Problem to solve ->
Extract all lines that hold "this" from the records below.

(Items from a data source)
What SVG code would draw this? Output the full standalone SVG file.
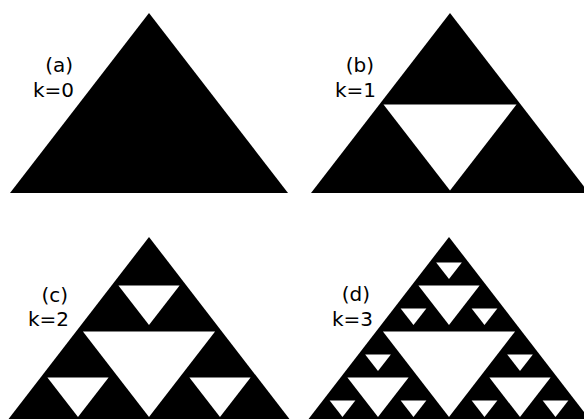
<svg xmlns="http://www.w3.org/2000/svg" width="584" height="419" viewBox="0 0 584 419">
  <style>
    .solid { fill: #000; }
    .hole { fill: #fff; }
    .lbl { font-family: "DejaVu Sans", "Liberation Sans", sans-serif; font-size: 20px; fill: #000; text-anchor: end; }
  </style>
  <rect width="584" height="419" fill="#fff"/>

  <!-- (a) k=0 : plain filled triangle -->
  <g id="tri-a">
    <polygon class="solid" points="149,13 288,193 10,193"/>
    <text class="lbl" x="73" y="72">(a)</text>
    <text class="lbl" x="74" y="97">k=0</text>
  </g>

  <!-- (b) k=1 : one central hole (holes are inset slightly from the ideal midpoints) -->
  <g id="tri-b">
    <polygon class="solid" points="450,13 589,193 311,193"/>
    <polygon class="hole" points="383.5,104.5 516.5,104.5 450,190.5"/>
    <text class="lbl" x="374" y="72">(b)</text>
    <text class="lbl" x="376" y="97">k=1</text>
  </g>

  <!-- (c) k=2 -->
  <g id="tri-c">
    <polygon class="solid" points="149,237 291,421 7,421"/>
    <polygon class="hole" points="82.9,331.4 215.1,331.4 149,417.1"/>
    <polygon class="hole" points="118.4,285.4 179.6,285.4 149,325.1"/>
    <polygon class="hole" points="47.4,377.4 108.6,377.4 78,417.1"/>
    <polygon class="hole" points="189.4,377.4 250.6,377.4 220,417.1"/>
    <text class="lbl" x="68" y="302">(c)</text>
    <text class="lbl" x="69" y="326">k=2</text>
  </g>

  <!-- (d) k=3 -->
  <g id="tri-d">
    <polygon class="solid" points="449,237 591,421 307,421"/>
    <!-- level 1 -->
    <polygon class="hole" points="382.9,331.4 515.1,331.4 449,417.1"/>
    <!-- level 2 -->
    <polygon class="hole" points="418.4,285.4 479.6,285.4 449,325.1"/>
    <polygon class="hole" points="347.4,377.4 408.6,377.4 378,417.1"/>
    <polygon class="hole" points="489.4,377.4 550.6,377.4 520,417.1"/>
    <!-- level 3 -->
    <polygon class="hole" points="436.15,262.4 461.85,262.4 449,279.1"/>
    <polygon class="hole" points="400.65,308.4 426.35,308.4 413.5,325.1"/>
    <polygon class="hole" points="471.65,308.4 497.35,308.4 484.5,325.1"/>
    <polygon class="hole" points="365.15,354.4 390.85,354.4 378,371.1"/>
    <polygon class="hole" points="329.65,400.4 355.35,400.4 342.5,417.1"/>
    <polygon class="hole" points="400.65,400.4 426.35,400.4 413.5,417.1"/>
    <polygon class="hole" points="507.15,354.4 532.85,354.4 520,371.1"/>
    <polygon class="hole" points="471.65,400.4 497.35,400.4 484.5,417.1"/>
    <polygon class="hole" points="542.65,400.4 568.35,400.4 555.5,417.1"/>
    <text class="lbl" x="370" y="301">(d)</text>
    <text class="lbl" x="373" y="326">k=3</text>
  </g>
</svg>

...

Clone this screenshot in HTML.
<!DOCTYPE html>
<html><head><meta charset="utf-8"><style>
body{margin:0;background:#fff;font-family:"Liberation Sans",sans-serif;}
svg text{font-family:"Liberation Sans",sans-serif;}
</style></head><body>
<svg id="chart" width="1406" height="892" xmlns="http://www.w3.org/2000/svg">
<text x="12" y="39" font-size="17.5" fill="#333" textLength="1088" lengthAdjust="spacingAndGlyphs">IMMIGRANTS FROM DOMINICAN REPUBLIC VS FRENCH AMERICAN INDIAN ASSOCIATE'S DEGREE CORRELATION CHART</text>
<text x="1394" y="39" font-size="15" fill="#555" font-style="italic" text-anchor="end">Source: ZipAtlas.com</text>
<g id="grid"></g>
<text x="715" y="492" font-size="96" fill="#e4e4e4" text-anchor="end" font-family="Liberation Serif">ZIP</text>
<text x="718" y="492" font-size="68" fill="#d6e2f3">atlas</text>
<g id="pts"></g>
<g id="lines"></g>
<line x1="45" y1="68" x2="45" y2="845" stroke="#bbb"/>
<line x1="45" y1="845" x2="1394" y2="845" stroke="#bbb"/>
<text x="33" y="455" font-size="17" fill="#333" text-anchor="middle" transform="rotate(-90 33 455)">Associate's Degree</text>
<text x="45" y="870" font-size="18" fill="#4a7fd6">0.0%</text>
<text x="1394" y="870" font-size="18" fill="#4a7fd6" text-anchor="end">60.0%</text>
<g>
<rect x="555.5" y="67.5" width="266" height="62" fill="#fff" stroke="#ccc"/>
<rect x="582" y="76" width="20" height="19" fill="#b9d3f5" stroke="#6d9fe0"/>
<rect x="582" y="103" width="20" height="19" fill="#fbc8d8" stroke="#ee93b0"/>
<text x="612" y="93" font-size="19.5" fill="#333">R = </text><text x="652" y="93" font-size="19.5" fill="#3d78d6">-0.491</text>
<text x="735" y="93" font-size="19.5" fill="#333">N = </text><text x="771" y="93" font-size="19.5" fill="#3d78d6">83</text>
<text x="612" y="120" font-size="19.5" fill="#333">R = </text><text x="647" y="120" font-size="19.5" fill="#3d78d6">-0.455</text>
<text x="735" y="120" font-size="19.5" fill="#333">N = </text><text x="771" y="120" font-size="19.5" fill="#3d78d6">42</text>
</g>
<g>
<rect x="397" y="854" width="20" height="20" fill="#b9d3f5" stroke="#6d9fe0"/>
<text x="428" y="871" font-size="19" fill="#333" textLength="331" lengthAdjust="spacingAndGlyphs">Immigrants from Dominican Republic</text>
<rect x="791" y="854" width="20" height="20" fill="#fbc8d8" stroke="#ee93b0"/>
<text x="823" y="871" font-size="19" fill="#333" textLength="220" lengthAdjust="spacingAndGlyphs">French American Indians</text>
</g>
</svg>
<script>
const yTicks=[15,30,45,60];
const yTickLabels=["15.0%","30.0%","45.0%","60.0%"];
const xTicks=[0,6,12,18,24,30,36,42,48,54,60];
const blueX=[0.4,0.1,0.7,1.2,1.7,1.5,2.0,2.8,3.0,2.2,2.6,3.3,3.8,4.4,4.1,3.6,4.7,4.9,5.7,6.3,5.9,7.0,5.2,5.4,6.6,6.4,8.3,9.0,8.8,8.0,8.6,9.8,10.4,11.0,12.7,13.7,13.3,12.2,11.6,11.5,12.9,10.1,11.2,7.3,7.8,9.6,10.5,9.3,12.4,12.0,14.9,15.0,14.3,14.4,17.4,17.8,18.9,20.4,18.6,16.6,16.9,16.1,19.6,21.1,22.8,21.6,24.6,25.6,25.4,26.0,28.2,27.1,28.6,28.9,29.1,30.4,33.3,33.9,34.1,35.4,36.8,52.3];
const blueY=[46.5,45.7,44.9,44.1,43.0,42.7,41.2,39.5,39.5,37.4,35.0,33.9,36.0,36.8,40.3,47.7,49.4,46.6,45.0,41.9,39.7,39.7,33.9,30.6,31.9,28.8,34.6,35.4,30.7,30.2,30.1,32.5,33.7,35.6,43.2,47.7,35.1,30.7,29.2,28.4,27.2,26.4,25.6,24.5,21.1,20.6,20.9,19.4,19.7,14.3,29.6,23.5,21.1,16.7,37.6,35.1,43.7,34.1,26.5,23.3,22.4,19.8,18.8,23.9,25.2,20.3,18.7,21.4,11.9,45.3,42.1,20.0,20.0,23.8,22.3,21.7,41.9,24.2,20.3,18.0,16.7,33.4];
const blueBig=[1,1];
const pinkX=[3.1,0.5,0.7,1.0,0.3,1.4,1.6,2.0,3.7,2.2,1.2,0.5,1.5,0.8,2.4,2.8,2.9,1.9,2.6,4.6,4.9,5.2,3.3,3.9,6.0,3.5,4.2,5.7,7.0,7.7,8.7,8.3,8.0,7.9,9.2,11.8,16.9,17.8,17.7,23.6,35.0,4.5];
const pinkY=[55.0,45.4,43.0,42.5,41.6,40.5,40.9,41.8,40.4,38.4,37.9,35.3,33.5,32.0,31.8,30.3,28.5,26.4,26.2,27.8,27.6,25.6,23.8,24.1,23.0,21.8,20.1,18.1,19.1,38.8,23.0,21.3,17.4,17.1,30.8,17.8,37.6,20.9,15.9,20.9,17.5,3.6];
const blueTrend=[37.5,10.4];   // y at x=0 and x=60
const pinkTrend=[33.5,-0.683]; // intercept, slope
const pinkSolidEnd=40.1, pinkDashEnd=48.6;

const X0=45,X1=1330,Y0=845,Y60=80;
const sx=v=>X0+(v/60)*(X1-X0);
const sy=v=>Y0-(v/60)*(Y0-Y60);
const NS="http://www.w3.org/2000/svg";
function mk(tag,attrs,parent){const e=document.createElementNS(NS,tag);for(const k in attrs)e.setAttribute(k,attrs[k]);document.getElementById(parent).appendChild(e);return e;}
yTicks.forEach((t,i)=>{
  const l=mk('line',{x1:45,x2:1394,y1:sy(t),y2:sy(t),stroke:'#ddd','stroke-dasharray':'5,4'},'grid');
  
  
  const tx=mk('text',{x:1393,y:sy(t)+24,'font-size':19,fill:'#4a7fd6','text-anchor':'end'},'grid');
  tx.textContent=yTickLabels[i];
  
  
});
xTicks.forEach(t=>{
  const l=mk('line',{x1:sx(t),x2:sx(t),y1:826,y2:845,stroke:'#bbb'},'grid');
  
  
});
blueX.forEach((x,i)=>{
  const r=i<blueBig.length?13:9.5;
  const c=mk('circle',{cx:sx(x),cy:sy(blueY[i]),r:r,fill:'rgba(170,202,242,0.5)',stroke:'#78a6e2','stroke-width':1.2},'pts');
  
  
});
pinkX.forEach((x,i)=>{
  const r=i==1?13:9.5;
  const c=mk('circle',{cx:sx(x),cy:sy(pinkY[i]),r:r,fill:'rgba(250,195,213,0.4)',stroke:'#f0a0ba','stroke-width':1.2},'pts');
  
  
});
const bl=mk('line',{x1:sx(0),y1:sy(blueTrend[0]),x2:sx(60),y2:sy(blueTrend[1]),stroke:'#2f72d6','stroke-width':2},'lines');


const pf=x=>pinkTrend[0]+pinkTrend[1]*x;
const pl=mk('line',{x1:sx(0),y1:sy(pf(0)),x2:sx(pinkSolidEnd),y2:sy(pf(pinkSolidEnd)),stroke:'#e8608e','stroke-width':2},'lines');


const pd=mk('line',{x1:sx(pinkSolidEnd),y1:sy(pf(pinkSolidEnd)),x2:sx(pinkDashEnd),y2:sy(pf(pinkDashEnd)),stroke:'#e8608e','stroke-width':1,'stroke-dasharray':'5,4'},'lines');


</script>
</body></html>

The completed task ->
What SVG code would draw this? Output the full standalone SVG file.
Clone this screenshot in HTML.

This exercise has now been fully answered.